__Exercise brief__
Begin with the first line below and retype each line exactly through the line containing "from bokeh.resources import INLINE". Any pictures are to be left out.

__Source material__
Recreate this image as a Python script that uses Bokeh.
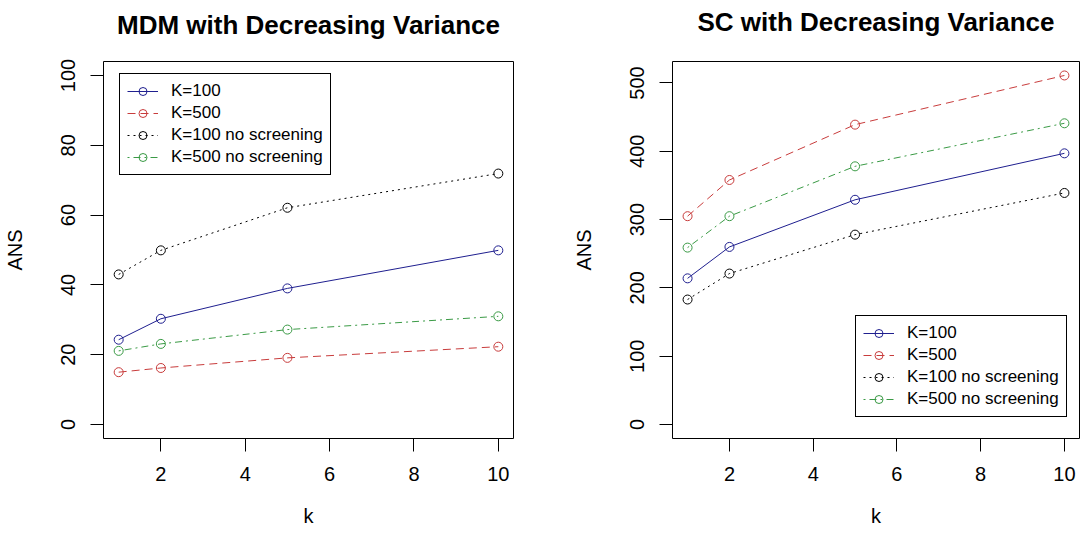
from bokeh.plotting import figure
from bokeh.layouts import row
from bokeh.models import Range1d, FixedTicker, Legend, LegendItem, LinearAxis
from bokeh.embed import file_html
from bokeh.resources import INLINE

# ---------------- data ----------------
k_values = [1, 2, 5, 10]
series_labels = ["K=100", "K=500", "K=100 no screening", "K=500 no screening"]

mdm_k100 = [24.3, 30.3, 39.0, 49.9]
mdm_k500 = [15.0, 16.2, 19.1, 22.3]
mdm_k100_ns = [43.0, 49.9, 62.1, 71.9]
mdm_k500_ns = [21.1, 23.1, 27.2, 31.0]

sc_k100 = [214, 260, 329, 397]
sc_k500 = [305, 358, 439, 511]
sc_k100_ns = [183, 221, 278, 339]
sc_k500_ns = [259, 305, 378, 441]

x_ticks = [2, 4, 6, 8, 10]
mdm_y_ticks = [0, 20, 40, 60, 80, 100]
sc_y_ticks = [0, 100, 200, 300, 400, 500]

# ---------------- styles ----------------
COLORS = ["#1f1f8f", "#c83c3c", "#000000", "#3a9a45"]
DASHES = ["solid", "8 5", "2 4", "2 4 7 4"]
FONT = "Liberation Sans"


def make_fig(title, series, y_lo, y_hi, y_ticks, b_left, b_right, b_top, b_bottom,
             fw, fh, legend_loc, title_gap):
    p = figure(frame_width=fw, frame_height=fh,
               min_border_left=b_left, min_border_right=b_right,
               min_border_top=b_top, min_border_bottom=b_bottom,
               x_range=Range1d(0.64, 10.36), y_range=Range1d(y_lo, y_hi),
               output_backend="svg", toolbar_location=None,
               background_fill_color="white", border_fill_color="white")

    xax = p.below[0]
    yax = p.left[0]

    p.outline_line_color = "black"
    p.outline_line_width = 1
    p.outline_line_alpha = 1
    p.xgrid.visible = False
    p.ygrid.visible = False

    for ax in (xax, yax):
        ax.axis_line_color = None
        ax.major_tick_line_color = "black"
        ax.major_tick_out = 13
        ax.major_tick_in = 0
        ax.minor_tick_line_color = None
        ax.major_label_text_font = FONT
        ax.major_label_text_font_size = "20px"
        ax.major_label_text_color = "black"
        ax.axis_label_text_font = FONT
        ax.axis_label_text_font_size = "20px"
        ax.axis_label_text_font_style = "normal"
        ax.axis_label_text_color = "black"

    xax.ticker = FixedTicker(ticks=x_ticks)
    yax.ticker = FixedTicker(ticks=y_ticks)
    xax.axis_label = "k"
    yax.axis_label = "ANS"
    yax.major_label_orientation = "vertical"
    xax.major_label_standoff = 15
    yax.major_label_standoff = 15
    xax.axis_label_standoff = 21
    yax.axis_label_standoff = 33

    # main title: label of a bare axis above the frame
    tax = LinearAxis(axis_label=title, ticker=FixedTicker(ticks=[]),
                     axis_line_color=None, major_tick_line_color=None,
                     minor_tick_line_color=None, major_tick_out=0, major_tick_in=0,
                     minor_tick_out=0, minor_tick_in=0, major_label_standoff=0,
                     major_label_text_font_size="0px",
                     axis_label_standoff=title_gap, axis_label_text_font=FONT,
                     axis_label_text_font_size="26px",
                     axis_label_text_font_style="bold",
                     axis_label_text_color="black")
    p.add_layout(tax, "above")

    items = []
    for lab, ys, c, d in zip(series_labels, series, COLORS, DASHES):
        p.line(k_values, ys, line_color=c, line_width=1, line_dash=d)
        p.scatter(k_values, ys, marker="circle", size=9, fill_color=None,
                  line_color=c, line_width=1)
        # legend-only renderers (smaller point, as in the reference key)
        lg_ln = p.line(k_values, ys, line_color=c, line_width=1, line_dash=d,
                       visible=False)
        lg_sc = p.scatter(k_values, ys, marker="circle", size=6, fill_color=None,
                          line_color=c, line_width=1, visible=False)
        items.append(LegendItem(label=lab, renderers=[lg_ln, lg_sc]))

    leg = Legend(items=items, location=legend_loc)
    leg.label_text_font = FONT
    leg.label_text_font_size = "17px"
    leg.label_text_color = "black"
    leg.glyph_width = 31
    leg.glyph_height = 20
    leg.label_height = 20
    leg.label_standoff = 13
    leg.spacing = 2
    leg.padding = 7
    leg.margin = 0
    leg.border_line_color = "black"
    leg.border_line_width = 1
    leg.border_line_alpha = 1
    leg.background_fill_color = "white"
    leg.background_fill_alpha = 1
    p.add_layout(leg, "center")
    return p


p1 = make_fig("MDM with Decreasing Variance",
              [mdm_k100, mdm_k500, mdm_k100_ns, mdm_k500_ns],
              -4, 104, mdm_y_ticks, 103, 27, 58, 101, 410, 377, (16, 263), 22)
p2 = make_fig("SC with Decreasing Variance",
              [sc_k100, sc_k500, sc_k100_ns, sc_k500_ns],
              -20.44, 531.44, sc_y_ticks, 132, 1, 61, 98, 407, 377, (183, 21), 25)

layout = row(p1, p2)
open("out.html", "w").write(file_html(layout, INLINE))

__Response to the task__
Recreate this image as a Python script that uses Bokeh.
from bokeh.plotting import figure
from bokeh.layouts import row
from bokeh.models import Range1d, FixedTicker, Legend, LegendItem, LinearAxis
from bokeh.embed import file_html
from bokeh.resources import INLINE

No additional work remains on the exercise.